改めて、ときメモ30周年ライブ開催、本当にありがとうございます。こうして30年が経って、メインキャスト全員が一堂に会する場を設けていただけたこと、奇跡のようなことだと思います。まずは何よりも、出演者の皆様全員が元気な姿で当日をお祝いできることを心から願っています。そして願わくば、その場にわたしもご一緒できますように。

今回、30周年ライブのお知らせをきっかけに当時を振り返るこの記事を書き始めたのですが、書いている中でいろいろなことを思い出したり、新たに考えたりと、そんな時間は最高に楽しいものでした。このようなきっかけをいただけたことにも感謝しています。

30周年ライブのその日が楽しみなのはもちろんですが、それまでの期間に当時の思い出を振り返ることができるのも周年の大きな意義なのだと感じました。これからライブ当日までの約3ヶ月弱、いろんな形で当時を思い返しつつ、この一度しかない贅沢な時間を楽しみたいと思います。
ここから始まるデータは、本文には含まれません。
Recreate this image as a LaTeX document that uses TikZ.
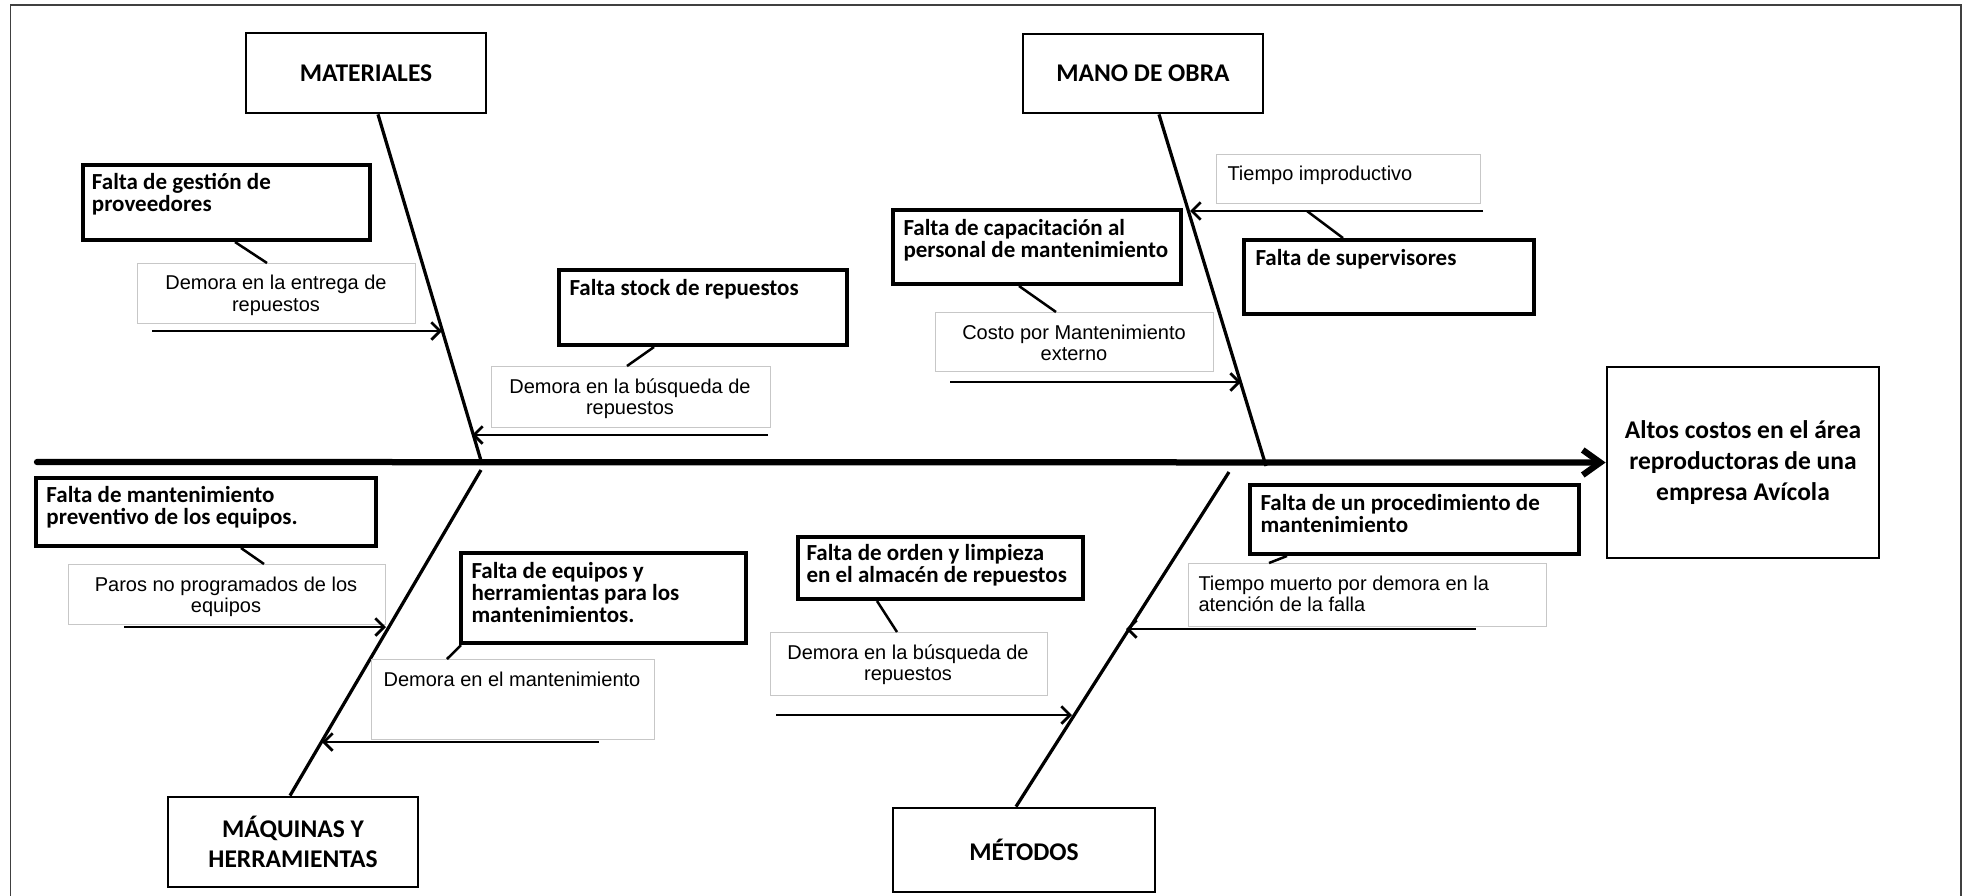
\documentclass[tikz,border=0pt]{standalone}
\usepackage{fontspec}
\setmainfont{Carlito}
\newfontfamily\arialf{Liberation Sans}
\usetikzlibrary{arrows.meta,calc}
\begin{document}
\begin{tikzpicture}[x=0.4pt,y=-0.4pt,
  frameline/.style={line width=0.6pt, black!75},
  catbox/.style={draw, line width=1.1pt, inner sep=0pt, align=center, font=\bfseries\fontsize{10.2}{12}\selectfont},
  causebox/.style={draw, line width=1.6pt, inner sep=0pt, anchor=north west},
  causetext/.style={inner sep=0pt, anchor=north west, align=left, font=\bfseries\fontsize{9.2}{8.8}\selectfont},
  effbox/.style={draw, line width=1.1pt, inner sep=0pt, align=center, font=\bfseries\fontsize{10.2}{12.4}\selectfont},
  ebox/.style={draw=black!22, line width=0.5pt, inner sep=0pt, anchor=north west},
  etextc/.style={inner sep=0pt, anchor=north, align=center, font=\arialf\fontsize{8}{8.6}\selectfont},
  etextl/.style={inner sep=0pt, anchor=north west, align=left, font=\arialf\fontsize{8}{8.6}\selectfont},
  bone/.style={line width=1.3pt},
  arr/.style={line width=1.1pt, -{Straight Barb[length=3.5pt,width=7pt]}},
  spinearr/.style={line width=2.5pt, line cap=round, -{Straight Barb[length=7pt,width=10pt]}},
  link/.style={line width=1pt},
]
\useasboundingbox (0,0) rectangle (1968,895);
% frame
\draw[frameline] (10.5,905) -- (10.5,5) -- (1961,5) -- (1961,905);

% effect and categories
\node[effbox, minimum width=108.8pt, minimum height=76.4pt] (eff) at (1743,462.5)
  {Altos costos en el área\\reproductoras de una\\empresa Avícola};
\node[catbox, minimum width=96pt, minimum height=32pt] (mat) at (366,73) {MATERIALES};
\node[catbox, minimum width=96pt, minimum height=31.6pt] (mano) at (1143,73.5) {MANO DE OBRA};
\node[catbox, minimum width=100pt, minimum height=36pt] (maq) at (293,842) {MÁQUINAS Y\\HERRAMIENTAS};
\node[catbox, minimum width=104.8pt, minimum height=33.6pt] (met) at (1024,850) {MÉTODOS};

% spine
\coordinate (spl) at (37,462);
\draw[spinearr] (spl) -- (eff.west);

% bones
\coordinate (b1s) at ($(mat.south)+(12,0)$);
\coordinate (b1e) at (482,464);
\coordinate (b2s) at ($(mano.south)+(16,0)$);
\coordinate (b2e) at (1266,466);
\coordinate (b3s) at (481,470);
\coordinate (b3e) at ($(maq.north)+(-3,0)$);
\coordinate (b4s) at (1229,472);
\coordinate (b4e) at ($(met.north)+(-8,0)$);
\draw[bone] (b1s) -- (b1e);
\draw[bone] (b2s) -- (b2e);
\draw[bone] (b3s) -- (b3e);
\draw[bone] (b4s) -- (b4e);

% cause boxes (bold)
\node[causebox, minimum width=114.8pt, minimum height=30pt] (g1) at (81,163) {};
\node[causetext] (g1t) at (91.5,173) {Falta de gestión de\\proveedores};
\node[causebox, minimum width=115.2pt, minimum height=30pt] (g2) at (557,268) {};
\node[causetext] (g2t) at (569,279) {Falta stock de repuestos};
\node[causebox, minimum width=115.2pt, minimum height=29.6pt] (g3) at (891,208) {};
\node[causetext] (g3t) at (903,219) {Falta de capacitación al\\personal de mantenimiento};
\node[causebox, minimum width=116pt, minimum height=29.6pt] (g4) at (1242,238) {};
\node[causetext] (g4t) at (1255,249) {Falta de supervisores};
\node[causebox, minimum width=136pt, minimum height=27.2pt] (g5) at (34,476) {};
\node[causetext] (g5t) at (46,486) {Falta de mantenimiento\\preventivo de los equipos.};
\node[causebox, minimum width=114pt, minimum height=36pt] (g6) at (459,551) {};
\node[causetext] (g6t) at (471,562) {Falta de equipos y\\herramientas para los\\mantenimientos.};
\node[causebox, minimum width=114pt, minimum height=24.8pt] (g7) at (796,535) {};
\node[causetext] (g7t) at (806,544) {Falta de orden y limpieza\\en el almacén de repuestos};
\node[causebox, minimum width=131.6pt, minimum height=27.6pt] (g8) at (1248,483) {};
\node[causetext] (g8t) at (1260,494) {Falta de un procedimiento de\\mantenimiento};

% effect boxes (grey)
\node[ebox, minimum width=111.2pt, minimum height=24pt] (e1) at (137,263) {};
\node[etextc] (e1t) at (276,274.6) {Demora en la entrega de\\repuestos};
\node[ebox, minimum width=111.6pt, minimum height=24.4pt] (e2) at (491,366) {};
\node[etextc] (e2t) at (630,378) {Demora en la búsqueda de\\repuestos};
\node[ebox, minimum width=105.6pt, minimum height=19.6pt] (e3) at (1216,154) {};
\node[etextl] (e3t) at (1227,165) {Tiempo improductivo};
\node[ebox, minimum width=111.2pt, minimum height=23.6pt] (e4) at (935,312) {};
\node[etextc] (e4t) at (1074,324) {Costo por Mantenimiento\\externo};
\node[ebox, minimum width=126.8pt, minimum height=24pt] (e5) at (68,564) {};
\node[etextc] (e5t) at (226,576) {Paros no programados de los\\equipos};
\node[ebox, minimum width=113.2pt, minimum height=32pt] (e6) at (371,659) {};
\node[etextc] (e6t) at (512,671) {Demora en el mantenimiento};
\node[ebox, minimum width=143.2pt, minimum height=25.2pt] (e7) at (1188,563) {};
\node[etextl] (e7t) at (1198,575) {Tiempo muerto por demora en la\\atención de la falla};
\node[ebox, minimum width=110.8pt, minimum height=25.2pt] (e8) at (770,632) {};
\node[etextc] (e8t) at (908,644) {Demora en la búsqueda de\\repuestos};

% links between cause and effect boxes
\draw[link] ($(g1.south west)+(154,0)$) -- ($(e1.north west)+(130,0)$);
\draw[link] ($(g2.south west)+(97,0)$) -- ($(e2.north west)+(136,0)$);
\draw[link] ($(g3.south west)+(128,0)$) -- ($(e4.north west)+(121,0)$);
\draw[link] ($(g5.south west)+(207,0)$) -- ($(e5.north west)+(196,0)$);
\draw[link] ($(g6.south west)+(2,0)$) -- ($(e6.north west)+(76,0)$);
\draw[link] ($(g7.south west)+(81,0)$) -- ($(e8.north west)+(127,0)$);
\draw[link] ($(g8.south west)+(39,0)$) -- ($(e7.north west)+(81,0)$);

% arrows to the bones
\coordinate (a1s) at (152,331);  \coordinate (a1e) at (442,331);
\coordinate (a2s) at (768,435);  \coordinate (a2e) at (472,435);
\coordinate (a3s) at (1483,211); \coordinate (a3e) at (1190,211);
\coordinate (a4s) at (950,382);  \coordinate (a4e) at (1241,382);
\coordinate (a5s) at (124,627);  \coordinate (a5e) at (386,627);
\coordinate (a6s) at (599,742);  \coordinate (a6e) at (322,742);
\coordinate (a7s) at (1476,629); \coordinate (a7e) at (1126,629);
\coordinate (a8s) at (776,715);  \coordinate (a8e) at (1072,715);
\foreach \i in {1,...,8} {\draw[arr] (a\i s) -- (a\i e);}
\coordinate (a3m) at (1307,211);
\draw[link] (a3m) -- ($(g4.north west)+(101,0)$);
\end{tikzpicture}
\end{document}
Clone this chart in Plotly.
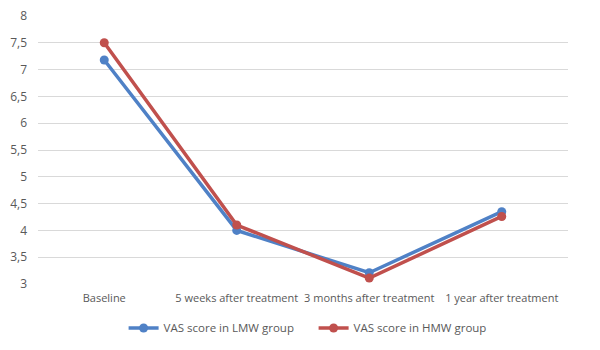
import plotly.graph_objects as go

categories = ["Baseline", "5 weeks after treatment", "3 months after treatment", "1 year after treatment"]
lmw_values = [7.18, 4.0, 3.21, 4.35]
hmw_values = [7.5, 4.1, 3.11, 4.26]
y_tick_vals = [3, 3.5, 4, 4.5, 5, 5.5, 6, 6.5, 7, 7.5, 8]
y_tick_text = ["3", "3,5", "4", "4,5", "5", "5,5", "6", "6,5", "7", "7,5", "8"]

fig = go.Figure()
fig.add_trace(go.Scatter(x=categories, y=lmw_values, mode="lines+markers",
                         name="VAS score in LMW group",
                         line=dict(color="#4F81C6", width=3.5),
                         marker=dict(color="#4F81C6", size=9)))
fig.add_trace(go.Scatter(x=categories, y=hmw_values, mode="lines+markers",
                         name="VAS score in HMW group",
                         line=dict(color="#C0504D", width=3.5),
                         marker=dict(color="#C0504D", size=9)))

fig.update_layout(
    width=600, height=350,
    margin=dict(l=38, r=32, t=16, b=66, autoexpand=False),
    paper_bgcolor="white", plot_bgcolor="white",
    font=dict(family="Open Sans, Liberation Sans, sans-serif", size=11, color="#595959"),
    showlegend=True,
    legend=dict(orientation="h", x=0.52, xanchor="center", y=-0.164, yanchor="middle",
                font=dict(size=11.5, color="#595959"), traceorder="normal",
                entrywidth=145),
    xaxis=dict(type="category", range=[-0.5, 3.5], showgrid=False, showline=False,
               zeroline=False, ticks="", ticklabelstandoff=6,
               tickfont=dict(size=11, color="#595959")),
    yaxis=dict(range=[3, 8], tickvals=y_tick_vals, ticktext=y_tick_text,
               showgrid=True, gridcolor="#D9D9D9", gridwidth=1, zeroline=False,
               showline=False, ticks="", ticklabelstandoff=10,
               tickfont=dict(size=12, color="#595959")),
    hovermode=False,
)
fig.write_html("out.html")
そして、公開前の執筆時点でこの文章がどのくらいの方に届くのかは分かりませんが、ここまで読んでいただいて当時のことを思い出した、またはずっと好きな気持ちを持ち続けてきたメモラーの皆さんがいらっしゃったら、もし良ければあなたのときメモの思い出を文章にしてみませんか?

わたしも今回この記事を書くためにnoteへ初投稿しましたが、こんな形でいろんな方のときメモの思い出が聞けたらものすごく楽しいだろうなと思いますし、それがときメモ30周年をさらに盛り上げていくことにも繋がると思います。何より、書くのとっても楽しいですよ!

もし書いてくださる方がいれば、ぜひ「#ときメモ30周年」のタグと合わせて投稿いただけると嬉しいです。喜んで読みに行きます。

それでは長い文章となりましたが、ここで締めたいと思います。
30周年ライブの日、キャストの皆さんと、たくさんのメモラーさんと共に30周年をお祝いできたら嬉しいです。当日は何卒よろしくお願いします!